With no single point of failure, users are better-protected against hackers. Thefts, like the recent one on Cryptopia, simply can’t happen on a DEX.
The problem is many are slow and expensive. Without a central server or enough users, most suffer from liquidity issues. This acts as a Catch-22: user experience would be improved by more users, but it’s hard to attract more users with poor UX.
IDEX is currently the largest DEX. Statistics site Etherscan found IDEX accounted for more than 55% of all transactions made on a DEX in the past seven days.
Sizeable. But in comparison to the trading volumes of the centralized exchanges, IDEX, not to mention other DEX’s, are minnows. Whereas roughly $540,000 went through IDEX in the past 24 hours, $430M went through OKEx and $490M went through Binance, in the same timeframe.
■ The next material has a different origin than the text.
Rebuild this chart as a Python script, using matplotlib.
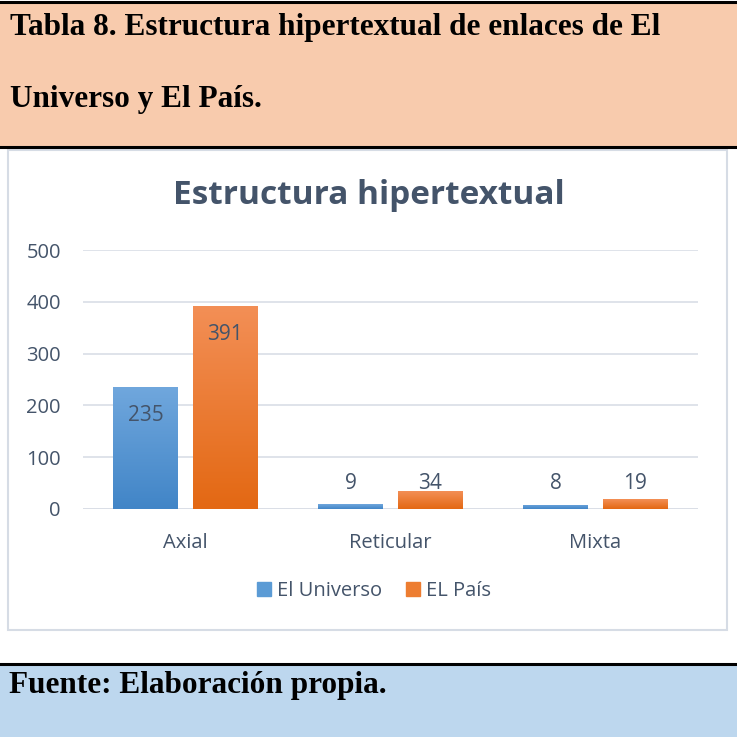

Removing one of the roadblocks
Exchange development took a backseat in 2017 when the sector experienced significant growth in users. Now that the bubble has burst, Chan believes it’s time to build trading platforms without centralized intermediaries, antithetical, in his opinion, to the whole purpose of the blockchain.
This echoes views voiced by Ethereum (ETH) founder, Vitalik Buterin, who criticized the power centralized exchanges had in determining which coins are successful, “I definitely personally hope centralized exchanges burn in hell as much as possible.”
There’s more that needs to be done. Users are often uncomfortable remembering a string of random words as a private key. Chan believes this can be simplified.
But Chan believes the layer 2 protocol removes one of the major roadblocks preventing mass adoption for decentralized exchanges. Better scalability would attract more users, which by increasing liquidity would improve the overall user experience.
If all goes according to plan, Layer 2 may become the DEX equivalent of the lightning network.
The author is invested in digital assets, including ETH which is mentioned in this article.